The plaintiff, Mr Laws issued proceedings for defamation against the Otago University Students Association (“the Association”) for adverse comments it had published in a student magazine.
Mr Laws applied to strike out the Association’s defences of honest opinion and no causation of damage. The Association in turn sought dismissal of Mr Laws’ application, or summary judgment as an alternative. Neither party was successful in their respective applications.
Mr Laws is a former mayor, MP, and DHB board member. He currently sits as the deputy chair of Otago Regional Council. On 4 September 2018 Mr Laws made a post on his Facebook page commenting on a BBC story on the killing of elephants in Botswana -
"Since I was a small child I’ve always believed that Africa represents the very worst of humanity – that our ancestors walked out of the continent because they were smart enough to make that assessment. Jesus wept."
The Association publish a magazine called Critic, both online and in print. On 6 September 2018 the Association published an article online with the headline:
"Otago Regional Councillor Calls Africa ‘very worst of humanity’"
Critic call Michael Laws a “racist shitbag”
Mr Laws claimed the headline was defamatory of him, and issued proceedings for damages against the Association.
Strike out applications
A District Court has the power to strike out all or part of a proceeding if it determines there is no reasonably arguable cause of action or defence. The Association sought dismissal of Mr Laws’ proceedings, and relied on three defences. The first was the words were not defamatory. The second was they were a genuinely held honest opinion. The third was Mr Laws suffered no loss of reputation as a result of the words.
The Association also applied to strike out Mr Laws’ proceeding on the basis that his statement of claim breached s 43(1) of the Defamation Act 1992 by specifying the amount of damages.

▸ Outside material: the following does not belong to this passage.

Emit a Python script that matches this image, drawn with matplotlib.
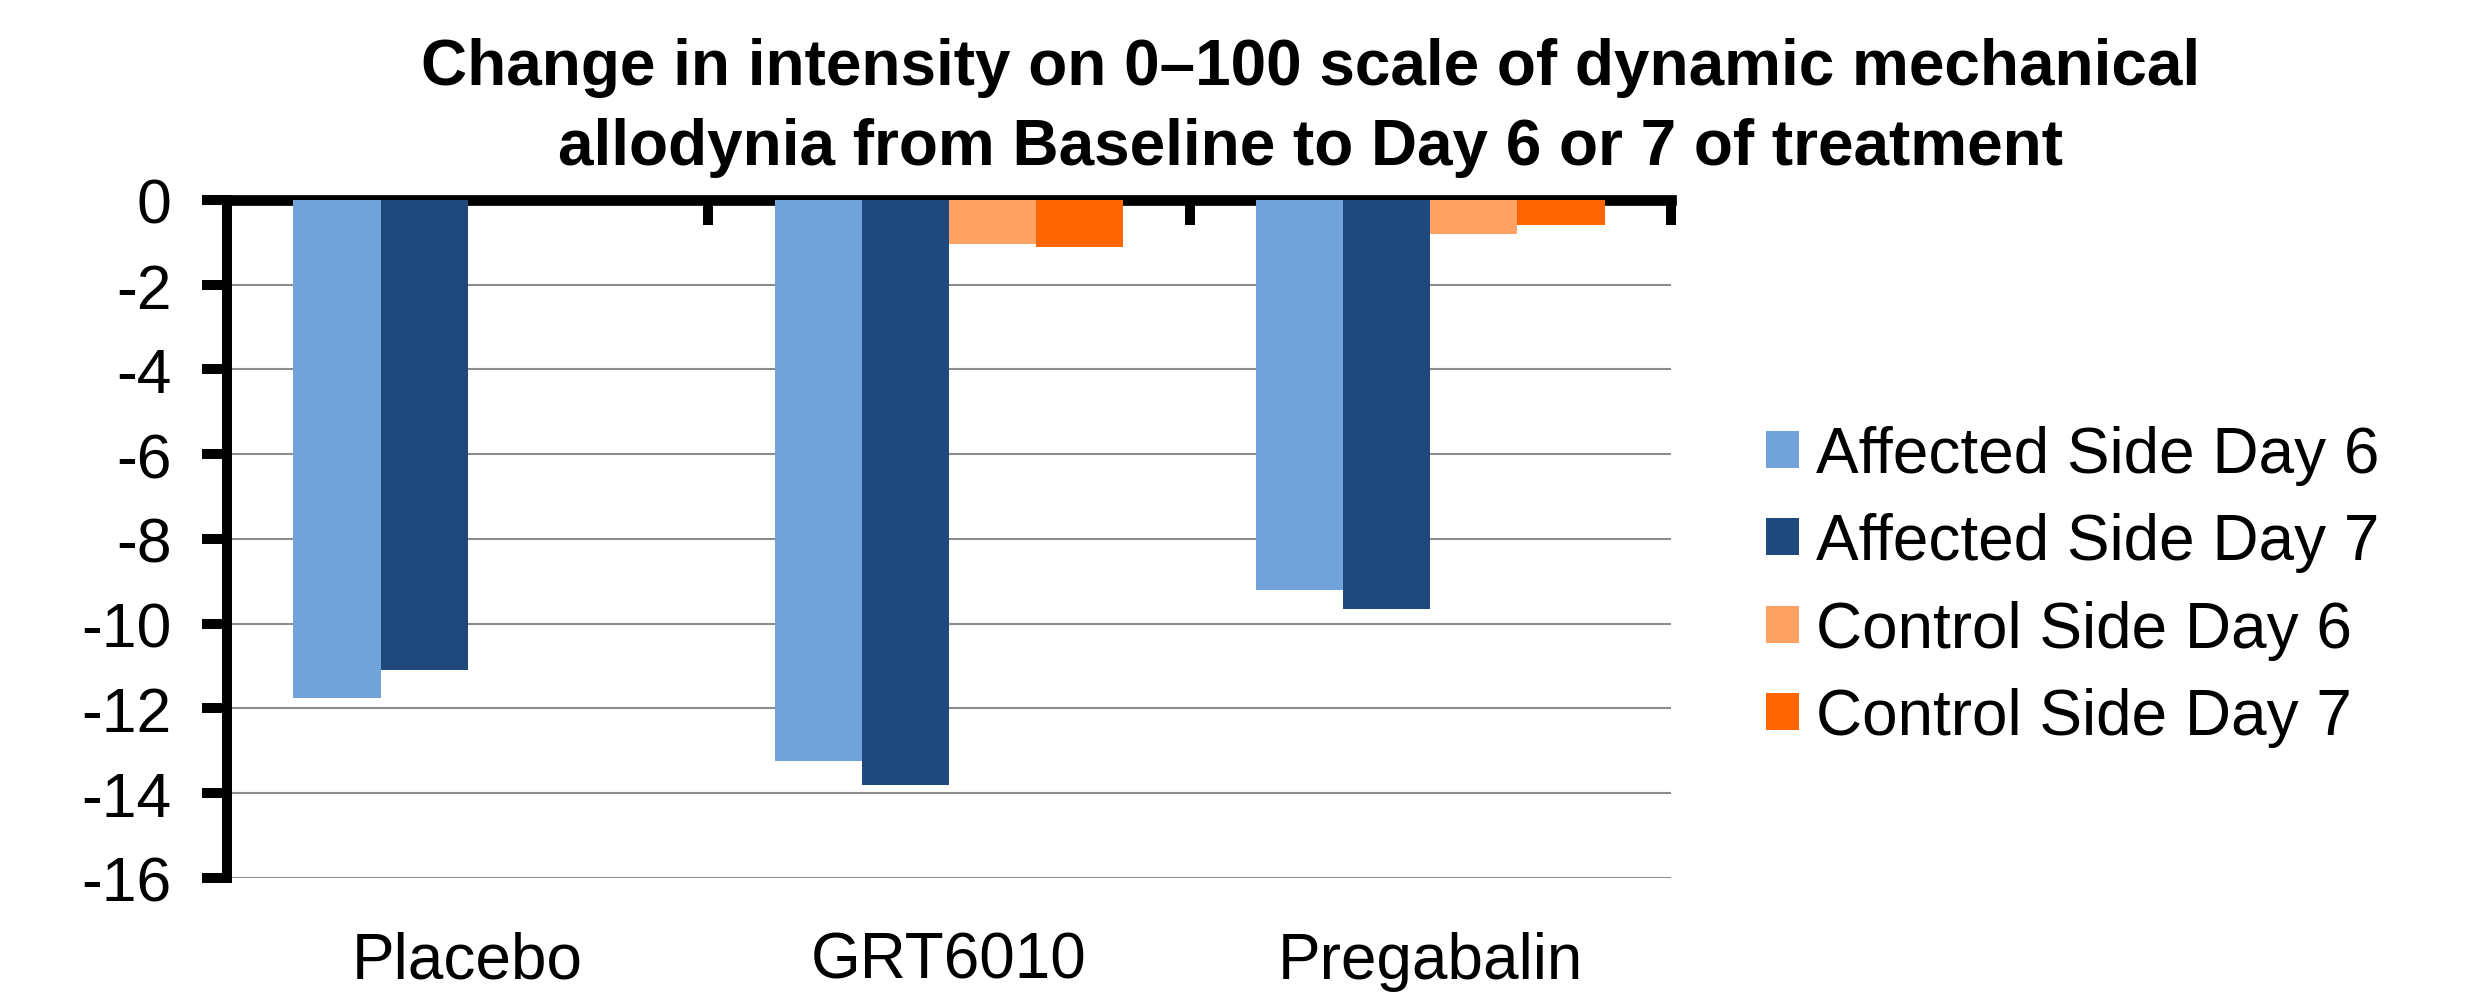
import numpy as np
import matplotlib
matplotlib.use("Agg")
import matplotlib.pyplot as plt
from matplotlib.patches import Patch

plt.rcParams['font.family'] = ['Liberation Sans', 'DejaVu Sans']

# Werte
categories = ["Placebo", "GRT6010", "Pregabalin"]
series_names = ["Affected Side Day 6", "Affected Side Day 7",
                "Control Side Day 6", "Control Side Day 7"]
affected_day6 = [-11.75, -13.25, -9.2]
affected_day7 = [-11.1, -13.8, -9.65]
control_day6 = [0.0, -1.05, -0.8]
control_day7 = [0.0, -1.1, -0.6]
y_ticks = [0, -2, -4, -6, -8, -10, -12, -14, -16]

colors = ["#71A3DA", "#1F497D", "#FFA263", "#FF6600"]
series = [affected_day6, affected_day7, control_day6, control_day7]

fig = plt.figure(figsize=(24.73, 9.95), dpi=100)
ax = fig.add_axes([0.0918, 0.1166, 0.5839, 0.6814])

x = np.arange(len(categories)) + 0.5
bar_w = 0.181
for i, (vals, col) in enumerate(zip(series, colors)):
    ax.bar(x + (i - 1.5) * bar_w, vals, bar_w, color=col, zorder=3)

ax.set_xlim(0, 3)
ax.set_ylim(-16, 0)

# Gitterlinien
ax.set_yticks(y_ticks)
ax.set_yticklabels([str(t) for t in y_ticks], fontsize=45)
ax.yaxis.grid(True, color="#8c8c8c", linewidth=1.5, zorder=0)
ax.tick_params(axis="y", direction="out", length=18, width=7.2, pad=22)

# Achsen: x-Achse oben bei 0, y-Achse links
for s in ["bottom", "right"]:
    ax.spines[s].set_visible(False)
ax.spines["top"].set_linewidth(7.7)
ax.spines["left"].set_linewidth(7.2)

ax.xaxis.set_ticks_position("top")
ax.set_xticks([1, 2, 3])
ax.set_xticklabels([])
ax.tick_params(axis="x", which="major", direction="in", length=18, width=7.2)

ax.set_xticks(x, minor=True)
ax.set_xticklabels(categories, minor=True, fontsize=46)
ax.tick_params(axis="x", which="minor", bottom=True, top=False,
               labelbottom=True, labeltop=False, length=0, pad=38)

fig.text(0.53, 0.962,
         "Change in intensity on 0\u2013100 scale of dynamic mechanical\n"
         "allodynia from Baseline to Day 6 or 7 of treatment",
         ha="center", va="top", fontsize=46, fontweight="bold",
         linespacing=1.43)

handles = [Patch(facecolor=c, edgecolor="none") for c in colors]
fig.legend(handles, series_names, loc="center left",
           bbox_to_anchor=(0.714, 0.41), frameon=False, fontsize=46,
           handlelength=0.52, handleheight=0.52, handletextpad=0.27,
           labelspacing=0.43, borderpad=0, borderaxespad=0)

fig.savefig("out.png", dpi=100)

Judge Kellar put this issue to one side, and indicated Mr Laws could easily rectify the matter by filing an amended statement of claim.
Were the words defamatory?
The Court had no difficulty in viewing the words “racist shitbag” as capable of being defamatory in its meaning and the circumstances in which it was used.
For a defence of honest opinion to succeed, the opinion expressed must be the defendant’s genuine opinion rather than a statement of fact. Mr Hilton, the author of the article, stated “racist shitbag” was his honest opinion. He claimed people who privileged their own race over others, as he stated Mr Laws had done, are racist enough to be reasonably described as “shitbags”.
Mr Laws asserted the opinion was not genuinely held. The Association had not made a genuine attempt to contact Mr Laws for comment before making the publication. The insulting language further suggested the opinion may not be genuinely held.
The Court held it was at least arguable the words were an expression of opinion rather than an imputation of fact. Because of this, Mr Laws’ application to strike out the defence of honest opinion failed.
No loss of reputation
The Association argued any reasonable reader of Mr Laws’ Facebook post would come to the same conclusion the article reached, minus the critical language it employed. The Court acknowledged Mr Laws’ actions in making the post could have harmed his reputation. Despite this, it was arguable additional harm was caused by Critic Magazine calling him a “racist shitbag”. While Mr Laws’ application to strikeout this defence failed, it was a matter for trial whether the words had caused damage.
As an alternative to the defences it raised, the Association sought summary judgment without further trial. Judge Kellar noted that summary judgment is only appropriate where there is a complete and incontrovertible answer on the facts. In this instance, the Court held the matters before it were sufficiently unclear to require a proper trial. This included a determination of whether Mr Laws was entitled to compensation, and how much he ought to be compensated.
Mr Laws’ application to strike out the defences of honest opinion and no loss of reputation was unsuccessful. The Association also failed in its application to strike out Mr Laws’ claim or seek summary judgment. The Court noted the Association should provide further particulars specifying the facts they intended to rely on when establishing their defences.
Further proceedings will be necessary to determine whether the headline published in Critic magazine is protected by the defence of genuinely held honest opinion or no loss of reputation.